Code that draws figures
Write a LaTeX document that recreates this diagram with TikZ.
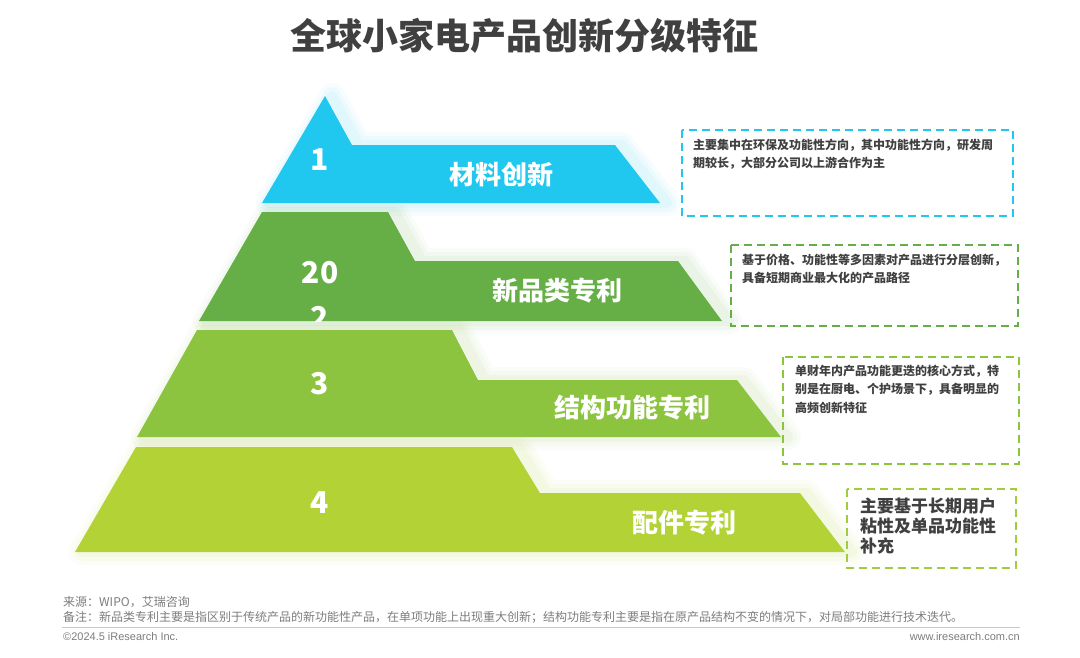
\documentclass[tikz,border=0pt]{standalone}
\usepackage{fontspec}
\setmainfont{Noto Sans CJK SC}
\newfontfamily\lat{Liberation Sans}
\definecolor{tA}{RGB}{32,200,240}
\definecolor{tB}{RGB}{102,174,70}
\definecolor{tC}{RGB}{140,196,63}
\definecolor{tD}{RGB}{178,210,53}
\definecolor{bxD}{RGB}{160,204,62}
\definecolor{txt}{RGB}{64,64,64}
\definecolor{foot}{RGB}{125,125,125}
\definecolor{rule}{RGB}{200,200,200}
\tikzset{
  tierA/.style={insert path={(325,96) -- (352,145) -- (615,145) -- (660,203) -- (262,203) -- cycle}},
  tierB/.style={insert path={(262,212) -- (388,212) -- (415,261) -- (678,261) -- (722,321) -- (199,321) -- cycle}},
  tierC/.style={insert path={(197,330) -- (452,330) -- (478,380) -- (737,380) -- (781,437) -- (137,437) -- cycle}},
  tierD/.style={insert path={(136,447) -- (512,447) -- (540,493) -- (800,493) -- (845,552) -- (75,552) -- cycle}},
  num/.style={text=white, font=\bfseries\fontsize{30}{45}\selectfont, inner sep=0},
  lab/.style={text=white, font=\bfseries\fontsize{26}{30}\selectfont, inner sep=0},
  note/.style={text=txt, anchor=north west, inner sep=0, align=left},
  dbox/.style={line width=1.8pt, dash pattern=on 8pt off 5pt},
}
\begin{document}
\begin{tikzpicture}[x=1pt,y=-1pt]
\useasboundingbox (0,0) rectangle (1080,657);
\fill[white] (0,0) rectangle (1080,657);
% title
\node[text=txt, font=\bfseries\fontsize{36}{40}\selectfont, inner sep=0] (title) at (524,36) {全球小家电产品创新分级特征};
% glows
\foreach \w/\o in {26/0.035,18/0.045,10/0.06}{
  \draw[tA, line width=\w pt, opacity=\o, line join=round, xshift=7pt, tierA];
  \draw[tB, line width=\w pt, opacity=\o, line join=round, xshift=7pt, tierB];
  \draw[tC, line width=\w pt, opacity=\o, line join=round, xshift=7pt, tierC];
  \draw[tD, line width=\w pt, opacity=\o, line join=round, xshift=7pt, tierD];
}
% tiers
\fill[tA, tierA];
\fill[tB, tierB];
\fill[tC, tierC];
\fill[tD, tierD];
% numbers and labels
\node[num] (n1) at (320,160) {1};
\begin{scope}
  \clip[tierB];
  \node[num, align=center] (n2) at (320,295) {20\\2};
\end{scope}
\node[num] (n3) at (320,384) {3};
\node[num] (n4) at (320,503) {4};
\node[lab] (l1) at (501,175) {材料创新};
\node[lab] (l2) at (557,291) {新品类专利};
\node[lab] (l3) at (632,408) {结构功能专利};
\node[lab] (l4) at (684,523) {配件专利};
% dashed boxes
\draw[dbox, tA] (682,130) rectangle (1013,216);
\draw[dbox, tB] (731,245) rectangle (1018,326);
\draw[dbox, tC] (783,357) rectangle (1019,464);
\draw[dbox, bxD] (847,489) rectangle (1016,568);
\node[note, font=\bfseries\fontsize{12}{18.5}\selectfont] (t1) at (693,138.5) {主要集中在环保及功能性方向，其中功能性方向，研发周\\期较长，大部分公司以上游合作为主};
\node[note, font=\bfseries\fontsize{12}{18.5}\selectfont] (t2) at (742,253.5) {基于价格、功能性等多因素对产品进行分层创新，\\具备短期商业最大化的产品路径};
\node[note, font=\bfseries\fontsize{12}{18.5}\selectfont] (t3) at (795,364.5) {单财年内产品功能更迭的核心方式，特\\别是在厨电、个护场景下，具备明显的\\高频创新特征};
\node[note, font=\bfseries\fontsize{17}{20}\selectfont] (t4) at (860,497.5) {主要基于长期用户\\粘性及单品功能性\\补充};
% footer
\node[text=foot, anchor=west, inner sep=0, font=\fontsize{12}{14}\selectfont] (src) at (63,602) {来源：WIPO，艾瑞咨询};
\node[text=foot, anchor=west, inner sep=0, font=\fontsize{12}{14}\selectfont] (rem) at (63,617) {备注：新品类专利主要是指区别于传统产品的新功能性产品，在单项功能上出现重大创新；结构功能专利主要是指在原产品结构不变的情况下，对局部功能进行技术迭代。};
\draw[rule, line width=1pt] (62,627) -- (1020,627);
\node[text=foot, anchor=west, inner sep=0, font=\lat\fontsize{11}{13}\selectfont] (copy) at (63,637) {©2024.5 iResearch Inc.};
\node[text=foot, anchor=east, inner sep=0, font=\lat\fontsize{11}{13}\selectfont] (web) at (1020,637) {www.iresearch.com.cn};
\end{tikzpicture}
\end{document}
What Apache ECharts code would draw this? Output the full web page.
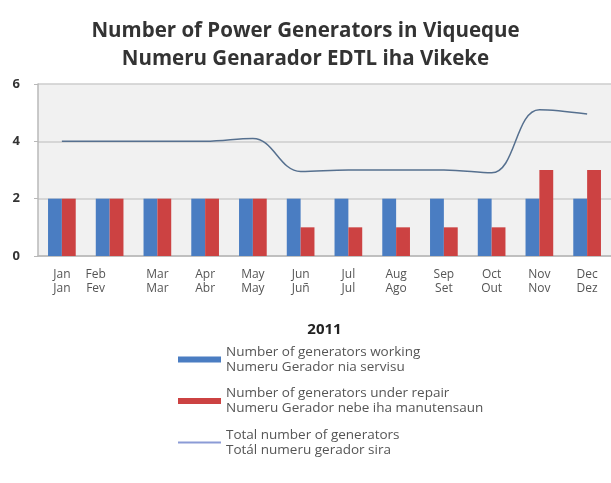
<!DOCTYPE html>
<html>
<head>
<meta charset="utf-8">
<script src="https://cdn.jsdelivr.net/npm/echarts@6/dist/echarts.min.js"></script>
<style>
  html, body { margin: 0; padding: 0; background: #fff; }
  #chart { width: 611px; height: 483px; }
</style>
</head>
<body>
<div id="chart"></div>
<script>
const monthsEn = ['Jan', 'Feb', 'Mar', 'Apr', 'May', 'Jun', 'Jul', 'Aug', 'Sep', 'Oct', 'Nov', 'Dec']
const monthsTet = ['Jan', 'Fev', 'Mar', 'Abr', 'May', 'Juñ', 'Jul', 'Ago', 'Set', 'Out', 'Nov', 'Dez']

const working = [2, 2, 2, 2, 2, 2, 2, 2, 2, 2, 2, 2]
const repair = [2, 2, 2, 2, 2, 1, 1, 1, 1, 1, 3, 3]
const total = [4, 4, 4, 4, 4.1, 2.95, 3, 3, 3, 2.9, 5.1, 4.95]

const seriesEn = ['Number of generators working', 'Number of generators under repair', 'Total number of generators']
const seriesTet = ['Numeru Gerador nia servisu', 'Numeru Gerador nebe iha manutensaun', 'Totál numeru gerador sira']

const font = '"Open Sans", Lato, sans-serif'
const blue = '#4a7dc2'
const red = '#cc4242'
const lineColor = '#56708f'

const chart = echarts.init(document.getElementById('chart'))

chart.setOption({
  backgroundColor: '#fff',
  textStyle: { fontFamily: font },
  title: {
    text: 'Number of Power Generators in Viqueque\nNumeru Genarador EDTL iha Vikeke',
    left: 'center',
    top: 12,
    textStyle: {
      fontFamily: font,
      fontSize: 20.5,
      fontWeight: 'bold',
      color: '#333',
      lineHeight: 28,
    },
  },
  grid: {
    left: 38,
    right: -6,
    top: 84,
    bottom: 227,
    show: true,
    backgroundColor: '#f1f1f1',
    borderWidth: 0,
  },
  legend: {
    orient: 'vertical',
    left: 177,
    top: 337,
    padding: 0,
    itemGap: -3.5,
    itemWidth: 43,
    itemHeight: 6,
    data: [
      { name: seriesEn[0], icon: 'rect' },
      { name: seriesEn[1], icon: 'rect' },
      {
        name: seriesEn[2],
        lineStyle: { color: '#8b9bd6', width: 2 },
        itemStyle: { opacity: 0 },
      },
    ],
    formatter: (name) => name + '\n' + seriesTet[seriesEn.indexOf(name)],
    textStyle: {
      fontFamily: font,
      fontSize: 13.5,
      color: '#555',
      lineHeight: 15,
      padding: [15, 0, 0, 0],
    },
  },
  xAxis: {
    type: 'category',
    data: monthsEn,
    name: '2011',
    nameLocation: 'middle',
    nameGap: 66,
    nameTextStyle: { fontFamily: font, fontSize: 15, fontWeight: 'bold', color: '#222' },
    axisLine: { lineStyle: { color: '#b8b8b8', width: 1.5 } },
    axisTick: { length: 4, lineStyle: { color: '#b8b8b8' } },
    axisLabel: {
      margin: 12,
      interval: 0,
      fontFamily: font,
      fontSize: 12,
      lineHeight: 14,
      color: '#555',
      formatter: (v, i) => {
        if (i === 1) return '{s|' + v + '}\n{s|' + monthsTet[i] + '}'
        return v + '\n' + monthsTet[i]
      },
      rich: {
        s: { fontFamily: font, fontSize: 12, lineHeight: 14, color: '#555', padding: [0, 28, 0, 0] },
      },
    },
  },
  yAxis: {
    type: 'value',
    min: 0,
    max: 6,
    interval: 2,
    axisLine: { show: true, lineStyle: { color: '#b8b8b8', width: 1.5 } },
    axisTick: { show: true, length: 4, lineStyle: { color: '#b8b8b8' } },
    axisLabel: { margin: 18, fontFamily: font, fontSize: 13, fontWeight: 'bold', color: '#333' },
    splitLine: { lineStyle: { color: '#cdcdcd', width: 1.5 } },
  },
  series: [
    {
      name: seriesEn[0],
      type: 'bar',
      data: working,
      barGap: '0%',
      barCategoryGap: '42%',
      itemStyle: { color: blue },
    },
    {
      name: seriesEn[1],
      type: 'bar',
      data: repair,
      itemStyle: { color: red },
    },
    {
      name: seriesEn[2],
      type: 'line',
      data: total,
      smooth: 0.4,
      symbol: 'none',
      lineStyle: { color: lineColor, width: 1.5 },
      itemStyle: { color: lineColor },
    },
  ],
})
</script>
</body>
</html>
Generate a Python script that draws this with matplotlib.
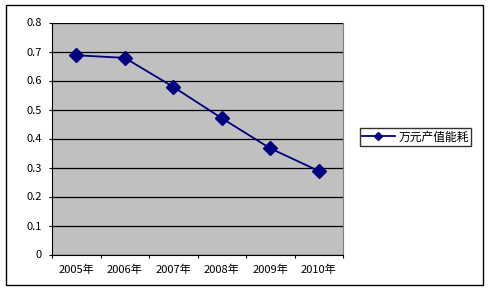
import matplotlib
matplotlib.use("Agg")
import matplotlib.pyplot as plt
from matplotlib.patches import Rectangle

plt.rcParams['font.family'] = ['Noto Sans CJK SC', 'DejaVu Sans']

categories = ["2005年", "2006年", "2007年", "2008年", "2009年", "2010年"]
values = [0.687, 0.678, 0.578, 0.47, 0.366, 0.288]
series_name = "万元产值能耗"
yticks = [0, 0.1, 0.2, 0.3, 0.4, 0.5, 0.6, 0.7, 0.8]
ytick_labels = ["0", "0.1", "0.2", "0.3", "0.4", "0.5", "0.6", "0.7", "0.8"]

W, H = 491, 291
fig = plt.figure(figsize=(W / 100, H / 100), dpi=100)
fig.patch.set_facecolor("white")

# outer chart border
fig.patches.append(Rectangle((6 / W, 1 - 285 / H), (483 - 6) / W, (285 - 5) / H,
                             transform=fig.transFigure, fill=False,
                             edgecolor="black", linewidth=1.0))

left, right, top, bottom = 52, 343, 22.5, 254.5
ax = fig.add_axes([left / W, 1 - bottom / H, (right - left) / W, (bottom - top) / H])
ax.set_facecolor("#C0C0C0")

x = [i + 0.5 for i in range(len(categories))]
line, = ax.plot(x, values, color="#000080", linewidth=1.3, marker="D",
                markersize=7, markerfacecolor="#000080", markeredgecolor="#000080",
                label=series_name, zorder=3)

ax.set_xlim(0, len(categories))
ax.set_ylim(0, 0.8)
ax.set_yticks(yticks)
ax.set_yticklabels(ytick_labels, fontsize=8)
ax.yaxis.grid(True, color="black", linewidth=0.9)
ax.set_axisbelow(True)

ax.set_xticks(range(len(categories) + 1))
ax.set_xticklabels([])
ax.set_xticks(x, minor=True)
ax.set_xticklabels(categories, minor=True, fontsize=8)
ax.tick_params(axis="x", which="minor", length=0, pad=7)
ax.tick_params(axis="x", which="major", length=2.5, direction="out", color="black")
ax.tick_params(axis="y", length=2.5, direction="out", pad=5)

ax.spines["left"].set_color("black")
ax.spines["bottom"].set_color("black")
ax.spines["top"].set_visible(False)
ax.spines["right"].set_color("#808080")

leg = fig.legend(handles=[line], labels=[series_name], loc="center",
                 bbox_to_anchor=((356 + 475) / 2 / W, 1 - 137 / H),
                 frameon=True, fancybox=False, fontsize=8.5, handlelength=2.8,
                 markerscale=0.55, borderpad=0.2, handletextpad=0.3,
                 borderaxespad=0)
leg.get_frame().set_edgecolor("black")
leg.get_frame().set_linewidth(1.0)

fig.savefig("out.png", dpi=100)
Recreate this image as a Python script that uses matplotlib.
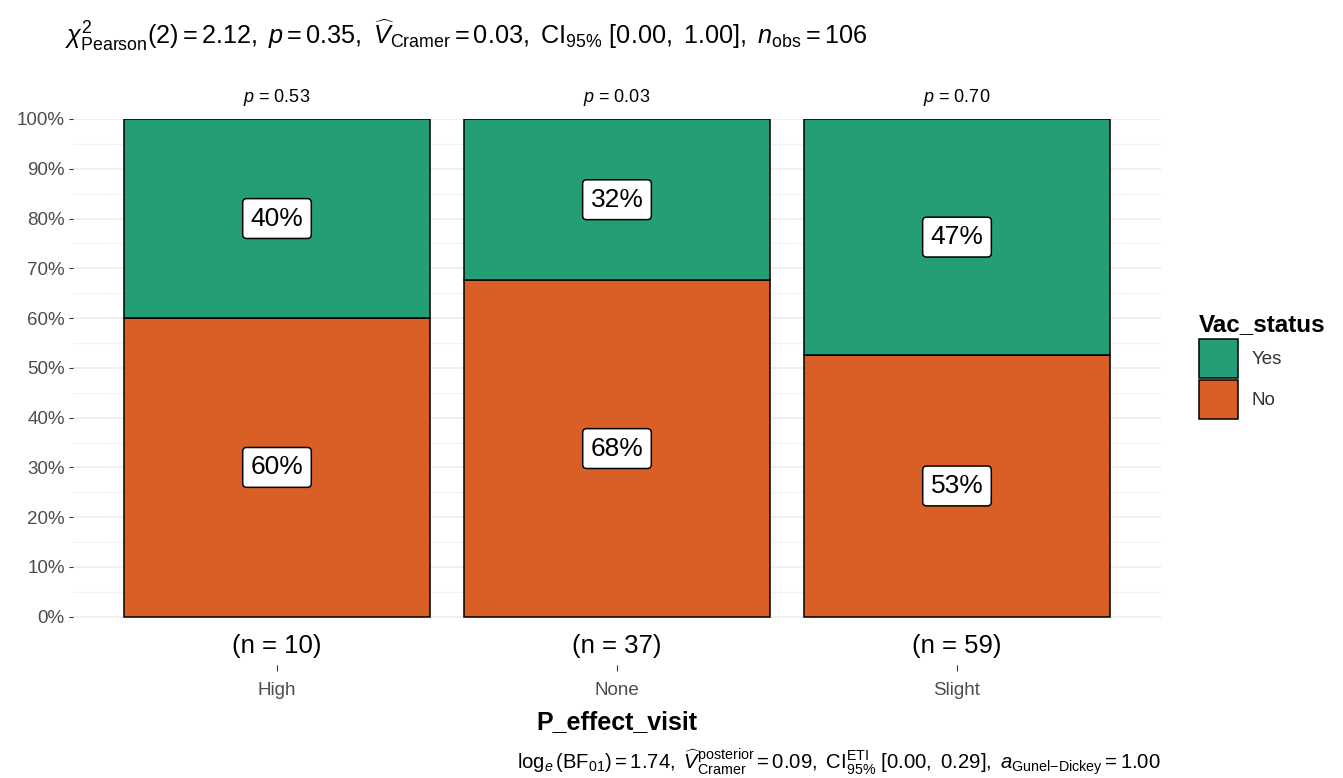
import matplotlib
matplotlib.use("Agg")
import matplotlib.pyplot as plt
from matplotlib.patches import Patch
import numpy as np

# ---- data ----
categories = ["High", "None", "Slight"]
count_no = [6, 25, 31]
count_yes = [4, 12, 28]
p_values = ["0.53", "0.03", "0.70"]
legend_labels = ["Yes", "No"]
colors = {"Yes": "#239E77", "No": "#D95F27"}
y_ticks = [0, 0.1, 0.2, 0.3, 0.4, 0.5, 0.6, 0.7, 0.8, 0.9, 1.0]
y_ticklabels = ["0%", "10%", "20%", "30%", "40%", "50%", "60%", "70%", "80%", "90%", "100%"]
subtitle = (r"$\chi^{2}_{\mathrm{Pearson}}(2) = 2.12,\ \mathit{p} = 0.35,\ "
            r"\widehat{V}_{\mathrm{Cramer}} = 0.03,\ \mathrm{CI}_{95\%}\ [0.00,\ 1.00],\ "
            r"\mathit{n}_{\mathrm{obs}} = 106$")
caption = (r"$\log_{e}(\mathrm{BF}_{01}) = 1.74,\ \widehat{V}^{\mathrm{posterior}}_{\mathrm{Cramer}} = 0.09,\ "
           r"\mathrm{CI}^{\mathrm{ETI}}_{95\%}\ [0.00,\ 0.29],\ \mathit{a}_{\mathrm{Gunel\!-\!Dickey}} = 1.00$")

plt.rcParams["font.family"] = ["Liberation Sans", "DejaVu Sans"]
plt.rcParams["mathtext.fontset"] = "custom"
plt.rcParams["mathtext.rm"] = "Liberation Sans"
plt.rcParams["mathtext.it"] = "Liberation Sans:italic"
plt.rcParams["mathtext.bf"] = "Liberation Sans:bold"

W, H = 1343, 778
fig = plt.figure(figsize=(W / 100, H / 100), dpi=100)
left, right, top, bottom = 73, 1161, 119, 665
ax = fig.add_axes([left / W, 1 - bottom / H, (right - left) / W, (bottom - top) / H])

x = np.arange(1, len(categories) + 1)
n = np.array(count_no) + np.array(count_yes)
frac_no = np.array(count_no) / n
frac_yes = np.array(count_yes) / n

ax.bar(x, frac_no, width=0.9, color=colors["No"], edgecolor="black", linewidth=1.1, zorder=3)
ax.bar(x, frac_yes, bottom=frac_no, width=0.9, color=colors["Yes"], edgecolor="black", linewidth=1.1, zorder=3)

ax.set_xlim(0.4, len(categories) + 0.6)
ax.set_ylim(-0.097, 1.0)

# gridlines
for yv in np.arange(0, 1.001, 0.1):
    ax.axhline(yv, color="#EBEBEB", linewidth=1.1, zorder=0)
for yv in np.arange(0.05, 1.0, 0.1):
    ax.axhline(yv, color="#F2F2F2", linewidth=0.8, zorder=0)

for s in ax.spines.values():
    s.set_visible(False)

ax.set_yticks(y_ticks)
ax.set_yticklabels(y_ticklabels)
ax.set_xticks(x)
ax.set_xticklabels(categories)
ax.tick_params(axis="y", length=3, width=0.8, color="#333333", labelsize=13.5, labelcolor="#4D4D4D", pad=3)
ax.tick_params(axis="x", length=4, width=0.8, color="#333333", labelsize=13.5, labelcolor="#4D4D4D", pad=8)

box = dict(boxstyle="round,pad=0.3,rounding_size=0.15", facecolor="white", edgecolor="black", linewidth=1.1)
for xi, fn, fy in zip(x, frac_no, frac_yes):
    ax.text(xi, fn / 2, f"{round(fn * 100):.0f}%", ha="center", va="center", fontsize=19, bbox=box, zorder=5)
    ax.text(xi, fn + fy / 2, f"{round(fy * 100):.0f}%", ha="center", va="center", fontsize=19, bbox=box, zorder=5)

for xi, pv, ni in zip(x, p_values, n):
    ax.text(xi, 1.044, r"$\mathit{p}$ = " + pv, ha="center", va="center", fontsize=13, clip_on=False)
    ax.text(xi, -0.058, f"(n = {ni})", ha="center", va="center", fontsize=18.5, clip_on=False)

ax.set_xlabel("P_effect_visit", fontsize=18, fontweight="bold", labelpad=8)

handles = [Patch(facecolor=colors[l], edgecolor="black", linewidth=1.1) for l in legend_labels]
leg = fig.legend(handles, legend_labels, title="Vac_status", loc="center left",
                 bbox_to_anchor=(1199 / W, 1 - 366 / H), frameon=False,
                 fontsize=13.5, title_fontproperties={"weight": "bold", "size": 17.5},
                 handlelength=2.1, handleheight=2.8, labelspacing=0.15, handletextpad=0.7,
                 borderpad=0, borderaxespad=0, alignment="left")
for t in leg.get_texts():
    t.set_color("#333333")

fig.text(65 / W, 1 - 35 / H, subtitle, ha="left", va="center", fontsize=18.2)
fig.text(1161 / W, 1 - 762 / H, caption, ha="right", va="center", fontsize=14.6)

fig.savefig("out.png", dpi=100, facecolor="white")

### EXERCISE DIRECTIONS
Starting at the line with "Recreate this image" and ending at the line with "s.set_visible(False)", copy each line exactly, both ends included. Do not copy the pictures.

### TASK RESPONSE
Recreate this image as a Python script that uses matplotlib.
import matplotlib
matplotlib.use("Agg")
import matplotlib.pyplot as plt
from matplotlib.patches import Patch
import numpy as np

# ---- data ----
categories = ["High", "None", "Slight"]
count_no = [6, 25, 31]
count_yes = [4, 12, 28]
p_values = ["0.53", "0.03", "0.70"]
legend_labels = ["Yes", "No"]
colors = {"Yes": "#239E77", "No": "#D95F27"}
y_ticks = [0, 0.1, 0.2, 0.3, 0.4, 0.5, 0.6, 0.7, 0.8, 0.9, 1.0]
y_ticklabels = ["0%", "10%", "20%", "30%", "40%", "50%", "60%", "70%", "80%", "90%", "100%"]
subtitle = (r"$\chi^{2}_{\mathrm{Pearson}}(2) = 2.12,\ \mathit{p} = 0.35,\ "
            r"\widehat{V}_{\mathrm{Cramer}} = 0.03,\ \mathrm{CI}_{95\%}\ [0.00,\ 1.00],\ "
            r"\mathit{n}_{\mathrm{obs}} = 106$")
caption = (r"$\log_{e}(\mathrm{BF}_{01}) = 1.74,\ \widehat{V}^{\mathrm{posterior}}_{\mathrm{Cramer}} = 0.09,\ "
           r"\mathrm{CI}^{\mathrm{ETI}}_{95\%}\ [0.00,\ 0.29],\ \mathit{a}_{\mathrm{Gunel\!-\!Dickey}} = 1.00$")

plt.rcParams["font.family"] = ["Liberation Sans", "DejaVu Sans"]
plt.rcParams["mathtext.fontset"] = "custom"
plt.rcParams["mathtext.rm"] = "Liberation Sans"
plt.rcParams["mathtext.it"] = "Liberation Sans:italic"
plt.rcParams["mathtext.bf"] = "Liberation Sans:bold"

W, H = 1343, 778
fig = plt.figure(figsize=(W / 100, H / 100), dpi=100)
left, right, top, bottom = 73, 1161, 119, 665
ax = fig.add_axes([left / W, 1 - bottom / H, (right - left) / W, (bottom - top) / H])

x = np.arange(1, len(categories) + 1)
n = np.array(count_no) + np.array(count_yes)
frac_no = np.array(count_no) / n
frac_yes = np.array(count_yes) / n

ax.bar(x, frac_no, width=0.9, color=colors["No"], edgecolor="black", linewidth=1.1, zorder=3)
ax.bar(x, frac_yes, bottom=frac_no, width=0.9, color=colors["Yes"], edgecolor="black", linewidth=1.1, zorder=3)

ax.set_xlim(0.4, len(categories) + 0.6)
ax.set_ylim(-0.097, 1.0)

# gridlines
for yv in np.arange(0, 1.001, 0.1):
    ax.axhline(yv, color="#EBEBEB", linewidth=1.1, zorder=0)
for yv in np.arange(0.05, 1.0, 0.1):
    ax.axhline(yv, color="#F2F2F2", linewidth=0.8, zorder=0)

for s in ax.spines.values():
    s.set_visible(False)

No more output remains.